Advanced NMR Exposes New Facts About Nanoparticle Structures

At the U.S. Department of Energy’s Ames Laboratory, advanced nuclear magnetic resonance (NMR) methods have exposed unexpected details about the structure of a core group of materials in nanotechnology — mesoporous silica nanoparticles (MSNs) — and the placement of their active chemical sites.

(Image credit: Ames Laboratory)

MSNs are honeycombed with minute three-dimensionally ordered tunnels or pores that measure just 2 nm –15 nm in width, and act as supports for organic functional groups modified to a wide range of requirements. With probable applications in catalysis, biosensing, chemical separations, and drug delivery, MSNs are the focal point of intense scientific research.

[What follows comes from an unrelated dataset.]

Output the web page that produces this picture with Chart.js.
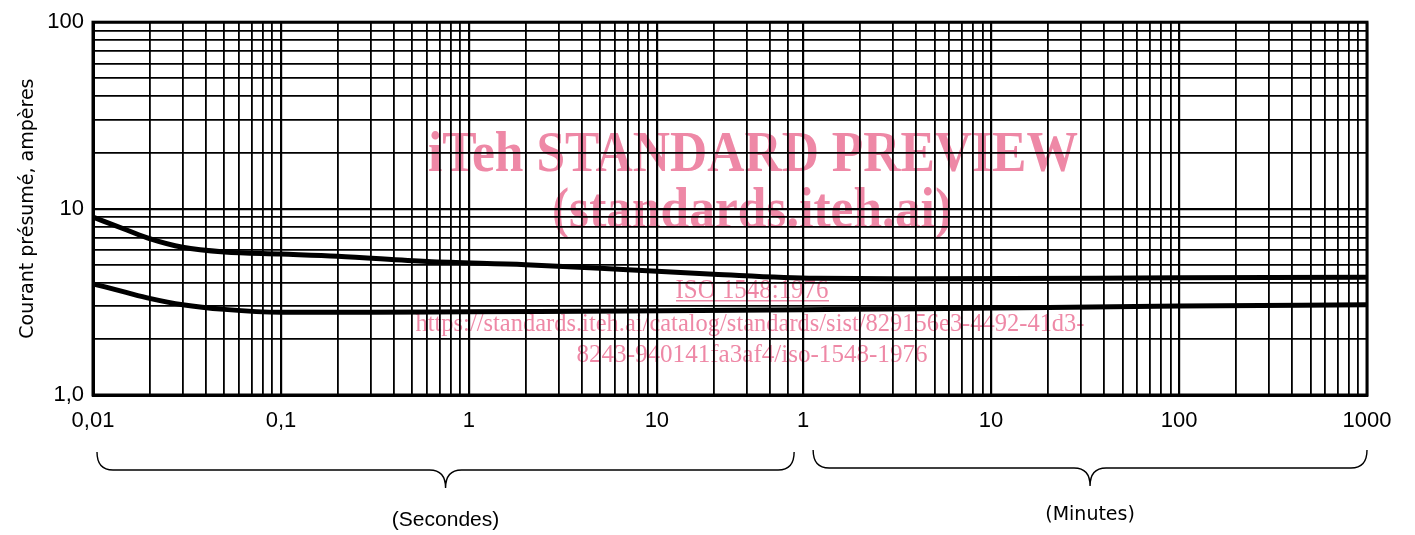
<!DOCTYPE html>
<html>
<head>
<meta charset="utf-8">
<script src="https://cdn.jsdelivr.net/npm/chart.js@4.4.1/dist/chart.umd.min.js"></script>
<style>
html, body { margin: 0; padding: 0; background: #fff; }
#wrap { width: 1415px; height: 535px; position: relative; }
</style>
</head>
<body>
<div id="wrap"><canvas id="chart"></canvas></div>
<script>
// time in seconds (1 min = 60 s), current in amperes
const upperTimes = [0.01, 0.015, 0.02, 0.03, 0.05, 0.1, 0.2, 0.6, 2, 7, 20, 70, 250, 6000, 60000];
const upperAmps  = [9.0, 7.7, 6.9, 6.2, 5.85, 5.7, 5.55, 5.2, 5.0, 4.7, 4.45, 4.23, 4.21, 4.25, 4.28];
const lowerTimes = [0.01, 0.015, 0.02, 0.03, 0.05, 0.1, 0.3, 1, 7, 60, 250, 6000, 60000];
const lowerAmps  = [3.95, 3.55, 3.3, 3.05, 2.88, 2.78, 2.78, 2.8, 2.82, 2.87, 2.9, 3.0, 3.05];

const xLabelValues = [0.01, 0.1, 1, 10, 60, 600, 6000, 60000];
const xLabelTexts  = ["0,01", "0,1", "1", "10", "1", "10", "100", "1000"];
const yLabelValues = [1, 10, 100];
const yLabelTexts  = ["1,0", "10", "100"];

const yTitle = "Courant présumé, ampères";
const secText = "(Secondes)";
const minText = "(Minutes)";

// grid: 1..9 per decade, seconds up to 50 s, then minutes
const mult = [1, 2, 3, 4, 5, 6, 7, 8, 9];
const xGrid = [];
[0.01, 0.1, 1].forEach(d => mult.forEach(k => xGrid.push(+(k * d).toPrecision(6))));
[10, 20, 30, 40, 50].forEach(v => xGrid.push(v));
[1, 10, 100].forEach(d => mult.forEach(k => xGrid.push(k * d * 60)));
xGrid.push(60000);
const yGrid = [];
[1, 10].forEach(d => mult.forEach(k => yGrid.push(k * d)));
yGrid.push(100);

function findLabel(vals, texts, v) {
	for (let i = 0; i < vals.length; i++) {
		if (Math.abs(Math.log10(vals[i]) - Math.log10(v)) < 1e-6) return texts[i];
	}
	return "";
}

const pink = "rgb(238,136,166)";

const watermark = {
	id: "watermark",
	beforeDraw(chart) {
		const ctx = chart.ctx;
		ctx.save();
		ctx.fillStyle = pink;
		ctx.textAlign = "center";
		ctx.textBaseline = "alphabetic";
		ctx.font = "bold 58px 'Liberation Serif'";
		ctx.fillText("iTeh STANDARD PREVIEW", 753, 171, 650);
		ctx.fillText("(standards.iteh.ai)", 752, 227, 400);
		ctx.font = "27px 'Liberation Serif'";
		ctx.fillText("ISO 1548:1976", 752, 298, 153);
		ctx.fillRect(676, 300, 153, 1.5);
		ctx.font = "26px 'Liberation Serif'";
		ctx.fillText("https://standards.iteh.ai/catalog/standards/sist/829156e3-4492-41d3-", 750, 331, 669);
		ctx.fillText("8243-940141fa3af4/iso-1548-1976", 752, 362, 351);
		ctx.restore();
	}
};

const frameAndBraces = {
	id: "frameAndBraces",
	afterDraw(chart) {
		const ctx = chart.ctx;
		const a = chart.chartArea;
		const xs = chart.scales.x;
		ctx.save();
		ctx.strokeStyle = "#000";
		ctx.lineWidth = 3;
		ctx.strokeRect(a.left, a.top, a.right - a.left, a.bottom - a.top);

		function brace(x1, x2, yTop, yMid, yTip) {
			const xm = (x1 + x2) / 2;
			ctx.beginPath();
			ctx.moveTo(x1, yTop);
			ctx.quadraticCurveTo(x1, yMid, x1 + 16, yMid);
			ctx.lineTo(xm - 16, yMid);
			ctx.quadraticCurveTo(xm, yMid, xm, yTip);
			ctx.quadraticCurveTo(xm, yMid, xm + 16, yMid);
			ctx.lineTo(x2 - 16, yMid);
			ctx.quadraticCurveTo(x2, yMid, x2, yTop);
			ctx.stroke();
			return xm;
		}
		ctx.lineWidth = 1.4;
		const s1 = xs.getPixelForValue(0.01) + 4;
		const s2 = xs.getPixelForValue(60) - 9;
		const m1 = xs.getPixelForValue(60) + 10;
		const m2 = xs.getPixelForValue(60000);
		const sm = brace(s1, s2, 452, 470, 488);
		const mm = brace(m1, m2, 450, 468, 486);

		ctx.fillStyle = "#000";
		ctx.textAlign = "center";
		ctx.textBaseline = "middle";
		ctx.font = "21px 'Liberation Sans'";
		ctx.fillText(secText, sm, 520);
		ctx.font = "19px 'DejaVu Sans'";
		ctx.fillText(minText, mm, 515);
		ctx.restore();
	}
};

Chart.defaults.font.family = "'Liberation Sans'";
Chart.defaults.color = "#000";

const ctx = document.getElementById("chart").getContext("2d");
new Chart(ctx, {
	type: "scatter",
	data: {
		datasets: [
			{
				data: upperTimes.map((t, i) => ({ x: t, y: upperAmps[i] })),
				showLine: true,
				borderColor: "#000",
				borderWidth: 5,
				pointRadius: 0,
				cubicInterpolationMode: "monotone"
			},
			{
				data: lowerTimes.map((t, i) => ({ x: t, y: lowerAmps[i] })),
				showLine: true,
				borderColor: "#000",
				borderWidth: 5,
				pointRadius: 0,
				cubicInterpolationMode: "monotone"
			}
		]
	},
	options: {
		responsive: true,
		maintainAspectRatio: false,
		animation: false,
		layout: { autoPadding: false, padding: { top: 17, right: 48, left: 0, bottom: 0 } },
		plugins: { legend: { display: false }, tooltip: { enabled: false } },
		scales: {
			x: {
				type: "logarithmic",
				min: 0.01,
				max: 60000,
				afterBuildTicks: s => { s.ticks = xGrid.map(v => ({ value: v })); },
				afterFit: s => { s.height = 140; },
				grid: {
					color: "#000",
					lineWidth: c => (c.tick && xLabelValues.some(v => Math.abs(Math.log10(v) - Math.log10(c.tick.value)) < 1e-6) ? 2.2 : 1.8),
					drawTicks: false
				},
				border: { display: true, color: "#000", width: 3 },
				ticks: {
					autoSkip: false,
					maxRotation: 0,
					padding: 13,
					font: { size: 22 },
					callback: v => findLabel(xLabelValues, xLabelTexts, v)
				}
			},
			y: {
				type: "logarithmic",
				min: 1,
				max: 100,
				afterBuildTicks: s => { s.ticks = yGrid.map(v => ({ value: v })); },
				afterFit: s => { s.width = 93; },
				grid: {
					color: "#000",
					lineWidth: c => (c.tick && (c.tick.value === 10 || c.tick.value === 100) ? 2.2 : 1.8),
					drawTicks: false
				},
				border: { display: true, color: "#000", width: 3 },
				title: {
					display: true,
					text: yTitle,
					font: { size: 19, family: "'DejaVu Sans'" },
					padding: { top: 17, bottom: 0 }
				},
				ticks: {
					autoSkip: false,
					padding: 9,
					font: { size: 22 },
					callback: v => findLabel(yLabelValues, yLabelTexts, v)
				}
			}
		}
	},
	plugins: [watermark, frameAndBraces]
});
</script>
</body>
</html>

“Since the development of MSNs, people have been trying to control the way they function,” said Takeshi Kobayashi, an NMR scientist with the Division of Chemical and Biological Sciences at Ames Laboratory. “Research has explored doing this through modifying particle size and shape, pore size, and by deploying various organic functional groups on their surfaces to accomplish the desired chemical tasks. However, understanding of the results of these synthetic efforts can be very challenging.”

Ames Laboratory scientist Marek Pruski clarified that regardless of the existence of different methods for MSNs’ functionalization; nobody knew precisely how they were diverse. Specifically, atomic-scale description of how the organic groups were spread on the surface was lacking until lately.

It is one thing to detect and quantify these functional groups, or even determine their structure. But elucidating their spatial arrangement poses additional challenges. Do they reside on the surfaces or are they partly embedded in the silica walls? Are they uniformly distributed on surfaces? If there are multiple types of functionalities, are they randomly mixed or do they form domains? Conventional NMR, as well as other analytical techniques, have struggled to provide satisfactory answers to these important questions.

Marek Pruski, Scientist, Ames Laboratory

Kobayashi, Pruski, and other scientists used DNP-NMR to get a much vivid picture of the structures of functionalized MSNs. “DNP” means “dynamic nuclear polarization,” a technique which uses microwaves to stimulate unpaired electrons in radicals and shift their high spin polarization to the nuclei in the sample being tested, offering considerably higher sensitivity, frequently by two orders of magnitude, and even greater savings of experimental time.

Conventional NMR, which measures the reactions of the nuclei of atoms positioned in a magnetic field to direct radio-frequency excitation, lacks the sensitivity required to recognize the internuclear interactions between various sites and functionalities on surfaces. When paired with DNP, as well as rapid magic angle spinning (MAS), NMR can be used to sense such interactions with unparalleled sensitivity.

Not only did the DNP-NMR techniques obtain the atomic-scale location and distribution of the functional groups, but also the results invalidated some of the current concepts of how MSNs are created and how the diverse synthetic strategies impacted the distribution of functional groups across the silica pores.

By examining the role of various experimental conditions, our NMR techniques can give scientists the mechanistic insight they need to guide the synthesis of MSNs in a more controlled way.

Takeshi Kobayashi, NMR Scientist, Division of Chemical and Biological Sciences, Ames Laboratory

The research is discussed in detail in “Spatial distribution of silica-bound catalytic organic functional groups can now be revealed by conventional and DNP-enhanced solid-state NMR methods,” authored by T. Kobayashi and M. Pruski; and published in ACS Catalysis.